**REQUIRED WORK**
Write out the data below in full, unchanged, minus the images.

**DATASET EXTRACT**
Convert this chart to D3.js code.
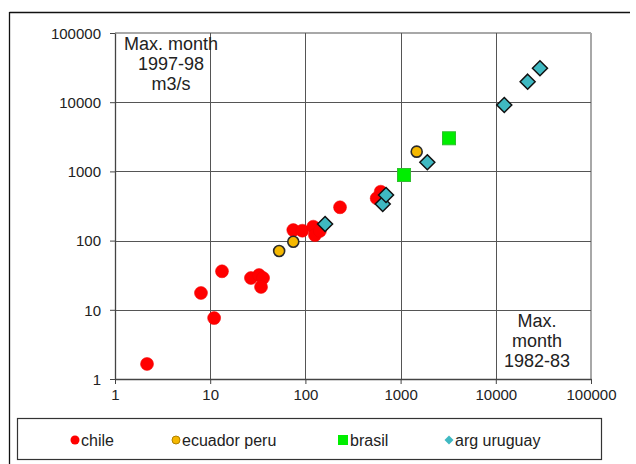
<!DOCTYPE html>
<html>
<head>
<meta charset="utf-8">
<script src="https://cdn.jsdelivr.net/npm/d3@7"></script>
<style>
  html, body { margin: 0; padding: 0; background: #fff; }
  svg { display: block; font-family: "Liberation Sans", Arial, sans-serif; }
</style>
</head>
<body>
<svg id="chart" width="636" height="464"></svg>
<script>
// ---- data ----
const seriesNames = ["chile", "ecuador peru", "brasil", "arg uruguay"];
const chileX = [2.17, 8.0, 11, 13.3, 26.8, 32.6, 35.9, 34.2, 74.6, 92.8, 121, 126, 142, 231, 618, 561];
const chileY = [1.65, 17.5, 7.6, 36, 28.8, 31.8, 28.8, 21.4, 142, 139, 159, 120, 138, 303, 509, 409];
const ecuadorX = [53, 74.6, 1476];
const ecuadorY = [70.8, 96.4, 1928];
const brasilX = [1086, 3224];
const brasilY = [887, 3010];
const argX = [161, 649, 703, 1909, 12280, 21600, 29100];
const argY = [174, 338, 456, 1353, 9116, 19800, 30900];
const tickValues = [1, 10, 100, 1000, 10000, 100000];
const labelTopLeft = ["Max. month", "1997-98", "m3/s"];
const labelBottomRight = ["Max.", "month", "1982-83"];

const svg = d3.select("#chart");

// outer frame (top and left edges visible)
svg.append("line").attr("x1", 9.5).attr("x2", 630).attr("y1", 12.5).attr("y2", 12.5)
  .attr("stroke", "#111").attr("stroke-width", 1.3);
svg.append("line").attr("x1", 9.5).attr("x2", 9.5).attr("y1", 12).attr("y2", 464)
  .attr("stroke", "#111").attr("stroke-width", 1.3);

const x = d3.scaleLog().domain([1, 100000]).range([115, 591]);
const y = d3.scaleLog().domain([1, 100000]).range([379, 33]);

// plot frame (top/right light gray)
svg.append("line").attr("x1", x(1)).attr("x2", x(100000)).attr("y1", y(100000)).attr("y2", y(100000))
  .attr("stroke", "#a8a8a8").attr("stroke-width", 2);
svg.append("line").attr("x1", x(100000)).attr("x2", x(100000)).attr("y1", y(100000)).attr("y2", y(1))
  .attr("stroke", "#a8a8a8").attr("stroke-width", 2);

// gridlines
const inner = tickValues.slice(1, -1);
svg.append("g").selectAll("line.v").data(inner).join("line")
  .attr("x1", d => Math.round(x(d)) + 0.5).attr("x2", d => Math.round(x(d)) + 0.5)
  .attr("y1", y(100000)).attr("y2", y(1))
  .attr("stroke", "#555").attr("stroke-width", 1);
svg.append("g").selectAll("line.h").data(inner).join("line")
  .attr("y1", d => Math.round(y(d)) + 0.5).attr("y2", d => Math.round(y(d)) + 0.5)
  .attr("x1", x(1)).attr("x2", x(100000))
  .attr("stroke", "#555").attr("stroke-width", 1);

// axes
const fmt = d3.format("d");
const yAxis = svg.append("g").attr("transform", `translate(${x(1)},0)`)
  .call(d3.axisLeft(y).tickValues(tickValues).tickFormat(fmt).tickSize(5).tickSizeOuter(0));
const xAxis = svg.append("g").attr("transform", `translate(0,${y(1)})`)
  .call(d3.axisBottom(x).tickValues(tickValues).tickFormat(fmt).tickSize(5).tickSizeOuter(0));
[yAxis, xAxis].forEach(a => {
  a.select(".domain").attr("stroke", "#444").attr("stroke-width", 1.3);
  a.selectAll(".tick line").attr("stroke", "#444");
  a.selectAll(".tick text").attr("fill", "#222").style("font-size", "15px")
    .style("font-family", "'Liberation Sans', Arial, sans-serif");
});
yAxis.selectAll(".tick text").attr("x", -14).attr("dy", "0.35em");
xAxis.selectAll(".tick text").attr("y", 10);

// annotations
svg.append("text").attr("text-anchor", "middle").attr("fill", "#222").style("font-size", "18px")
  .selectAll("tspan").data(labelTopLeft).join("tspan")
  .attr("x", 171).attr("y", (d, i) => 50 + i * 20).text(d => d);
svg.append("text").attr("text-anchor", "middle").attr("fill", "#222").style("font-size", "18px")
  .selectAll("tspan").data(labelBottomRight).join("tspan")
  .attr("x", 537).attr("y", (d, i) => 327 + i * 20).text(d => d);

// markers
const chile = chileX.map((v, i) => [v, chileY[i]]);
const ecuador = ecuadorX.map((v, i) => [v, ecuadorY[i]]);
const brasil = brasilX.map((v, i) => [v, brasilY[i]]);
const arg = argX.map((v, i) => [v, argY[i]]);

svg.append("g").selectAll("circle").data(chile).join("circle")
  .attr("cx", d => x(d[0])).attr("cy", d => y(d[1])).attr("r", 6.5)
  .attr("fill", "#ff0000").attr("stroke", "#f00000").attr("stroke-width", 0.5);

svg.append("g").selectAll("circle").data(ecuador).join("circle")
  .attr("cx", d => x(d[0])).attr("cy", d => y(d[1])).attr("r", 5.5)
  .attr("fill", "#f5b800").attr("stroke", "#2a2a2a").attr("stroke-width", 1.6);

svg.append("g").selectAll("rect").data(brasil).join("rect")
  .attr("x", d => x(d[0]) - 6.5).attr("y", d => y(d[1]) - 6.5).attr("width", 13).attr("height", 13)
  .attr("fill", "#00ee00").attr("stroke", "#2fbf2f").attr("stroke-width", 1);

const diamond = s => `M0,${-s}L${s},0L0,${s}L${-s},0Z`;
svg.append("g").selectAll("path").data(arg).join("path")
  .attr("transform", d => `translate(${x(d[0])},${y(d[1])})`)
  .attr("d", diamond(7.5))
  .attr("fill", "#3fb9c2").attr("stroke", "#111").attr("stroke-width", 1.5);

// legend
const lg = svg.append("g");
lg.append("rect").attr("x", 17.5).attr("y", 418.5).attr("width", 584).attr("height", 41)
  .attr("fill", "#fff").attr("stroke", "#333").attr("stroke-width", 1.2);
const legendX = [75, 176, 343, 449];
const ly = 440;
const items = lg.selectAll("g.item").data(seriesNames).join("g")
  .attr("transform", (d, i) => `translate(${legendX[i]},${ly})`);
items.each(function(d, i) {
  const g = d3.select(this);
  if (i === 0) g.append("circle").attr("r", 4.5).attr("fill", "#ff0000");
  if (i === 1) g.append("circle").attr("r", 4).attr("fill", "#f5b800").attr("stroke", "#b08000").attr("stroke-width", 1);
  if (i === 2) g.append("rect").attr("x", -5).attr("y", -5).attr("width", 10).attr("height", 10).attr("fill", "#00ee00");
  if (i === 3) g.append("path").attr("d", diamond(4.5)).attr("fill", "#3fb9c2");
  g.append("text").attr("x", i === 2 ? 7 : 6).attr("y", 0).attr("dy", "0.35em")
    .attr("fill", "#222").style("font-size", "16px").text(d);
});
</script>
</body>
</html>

**TASK SOLUTION**
Convert this chart to D3.js code.
<!DOCTYPE html>
<html>
<head>
<meta charset="utf-8">
<script src="https://cdn.jsdelivr.net/npm/d3@7"></script>
<style>
  html, body { margin: 0; padding: 0; background: #fff; }
  svg { display: block; font-family: "Liberation Sans", Arial, sans-serif; }
</style>
</head>
<body>
<svg id="chart" width="636" height="464"></svg>
<script>
// ---- data ----
const seriesNames = ["chile", "ecuador peru", "brasil", "arg uruguay"];
const chileX = [2.17, 8.0, 11, 13.3, 26.8, 32.6, 35.9, 34.2, 74.6, 92.8, 121, 126, 142, 231, 618, 561];
const chileY = [1.65, 17.5, 7.6, 36, 28.8, 31.8, 28.8, 21.4, 142, 139, 159, 120, 138, 303, 509, 409];
const ecuadorX = [53, 74.6, 1476];
const ecuadorY = [70.8, 96.4, 1928];
const brasilX = [1086, 3224];
const brasilY = [887, 3010];
const argX = [161, 649, 703, 1909, 12280, 21600, 29100];
const argY = [174, 338, 456, 1353, 9116, 19800, 30900];
const tickValues = [1, 10, 100, 1000, 10000, 100000];
const labelTopLeft = ["Max. month", "1997-98", "m3/s"];
const labelBottomRight = ["Max.", "month", "1982-83"];

const svg = d3.select("#chart");

// outer frame (top and left edges visible)
svg.append("line").attr("x1", 9.5).attr("x2", 630).attr("y1", 12.5).attr("y2", 12.5)
  .attr("stroke", "#111").attr("stroke-width", 1.3);
svg.append("line").attr("x1", 9.5).attr("x2", 9.5).attr("y1", 12).attr("y2", 464)
  .attr("stroke", "#111").attr("stroke-width", 1.3);

const x = d3.scaleLog().domain([1, 100000]).range([115, 591]);
const y = d3.scaleLog().domain([1, 100000]).range([379, 33]);

// plot frame (top/right light gray)
svg.append("line").attr("x1", x(1)).attr("x2", x(100000)).attr("y1", y(100000)).attr("y2", y(100000))
  .attr("stroke", "#a8a8a8").attr("stroke-width", 2);
svg.append("line").attr("x1", x(100000)).attr("x2", x(100000)).attr("y1", y(100000)).attr("y2", y(1))
  .attr("stroke", "#a8a8a8").attr("stroke-width", 2);

// gridlines
const inner = tickValues.slice(1, -1);
svg.append("g").selectAll("line.v").data(inner).join("line")
  .attr("x1", d => Math.round(x(d)) + 0.5).attr("x2", d => Math.round(x(d)) + 0.5)
  .attr("y1", y(100000)).attr("y2", y(1))
  .attr("stroke", "#555").attr("stroke-width", 1);
svg.append("g").selectAll("line.h").data(inner).join("line")
  .attr("y1", d => Math.round(y(d)) + 0.5).attr("y2", d => Math.round(y(d)) + 0.5)
  .attr("x1", x(1)).attr("x2", x(100000))
  .attr("stroke", "#555").attr("stroke-width", 1);

// axes
const fmt = d3.format("d");
const yAxis = svg.append("g").attr("transform", `translate(${x(1)},0)`)
  .call(d3.axisLeft(y).tickValues(tickValues).tickFormat(fmt).tickSize(5).tickSizeOuter(0));
const xAxis = svg.append("g").attr("transform", `translate(0,${y(1)})`)
  .call(d3.axisBottom(x).tickValues(tickValues).tickFormat(fmt).tickSize(5).tickSizeOuter(0));
[yAxis, xAxis].forEach(a => {
  a.select(".domain").attr("stroke", "#444").attr("stroke-width", 1.3);
  a.selectAll(".tick line").attr("stroke", "#444");
  a.selectAll(".tick text").attr("fill", "#222").style("font-size", "15px")
    .style("font-family", "'Liberation Sans', Arial, sans-serif");
});
yAxis.selectAll(".tick text").attr("x", -14).attr("dy", "0.35em");
xAxis.selectAll(".tick text").attr("y", 10);

// annotations
svg.append("text").attr("text-anchor", "middle").attr("fill", "#222").style("font-size", "18px")
  .selectAll("tspan").data(labelTopLeft).join("tspan")
  .attr("x", 171).attr("y", (d, i) => 50 + i * 20).text(d => d);
svg.append("text").attr("text-anchor", "middle").attr("fill", "#222").style("font-size", "18px")
  .selectAll("tspan").data(labelBottomRight).join("tspan")
  .attr("x", 537).attr("y", (d, i) => 327 + i * 20).text(d => d);

// markers
const chile = chileX.map((v, i) => [v, chileY[i]]);
const ecuador = ecuadorX.map((v, i) => [v, ecuadorY[i]]);
const brasil = brasilX.map((v, i) => [v, brasilY[i]]);
const arg = argX.map((v, i) => [v, argY[i]]);

svg.append("g").selectAll("circle").data(chile).join("circle")
  .attr("cx", d => x(d[0])).attr("cy", d => y(d[1])).attr("r", 6.5)
  .attr("fill", "#ff0000").attr("stroke", "#f00000").attr("stroke-width", 0.5);

svg.append("g").selectAll("circle").data(ecuador).join("circle")
  .attr("cx", d => x(d[0])).attr("cy", d => y(d[1])).attr("r", 5.5)
  .attr("fill", "#f5b800").attr("stroke", "#2a2a2a").attr("stroke-width", 1.6);

svg.append("g").selectAll("rect").data(brasil).join("rect")
  .attr("x", d => x(d[0]) - 6.5).attr("y", d => y(d[1]) - 6.5).attr("width", 13).attr("height", 13)
  .attr("fill", "#00ee00").attr("stroke", "#2fbf2f").attr("stroke-width", 1);

const diamond = s => `M0,${-s}L${s},0L0,${s}L${-s},0Z`;
svg.append("g").selectAll("path").data(arg).join("path")
  .attr("transform", d => `translate(${x(d[0])},${y(d[1])})`)
  .attr("d", diamond(7.5))
  .attr("fill", "#3fb9c2").attr("stroke", "#111").attr("stroke-width", 1.5);

// legend
const lg = svg.append("g");
lg.append("rect").attr("x", 17.5).attr("y", 418.5).attr("width", 584).attr("height", 41)
  .attr("fill", "#fff").attr("stroke", "#333").attr("stroke-width", 1.2);
const legendX = [75, 176, 343, 449];
const ly = 440;
const items = lg.selectAll("g.item").data(seriesNames).join("g")
  .attr("transform", (d, i) => `translate(${legendX[i]},${ly})`);
items.each(function(d, i) {
  const g = d3.select(this);
  if (i === 0) g.append("circle").attr("r", 4.5).attr("fill", "#ff0000");
  if (i === 1) g.append("circle").attr("r", 4).attr("fill", "#f5b800").attr("stroke", "#b08000").attr("stroke-width", 1);
  if (i === 2) g.append("rect").attr("x", -5).attr("y", -5).attr("width", 10).attr("height", 10).attr("fill", "#00ee00");
  if (i === 3) g.append("path").attr("d", diamond(4.5)).attr("fill", "#3fb9c2");
  g.append("text").attr("x", i === 2 ? 7 : 6).attr("y", 0).attr("dy", "0.35em")
    .attr("fill", "#222").style("font-size", "16px").text(d);
});
</script>
</body>
</html>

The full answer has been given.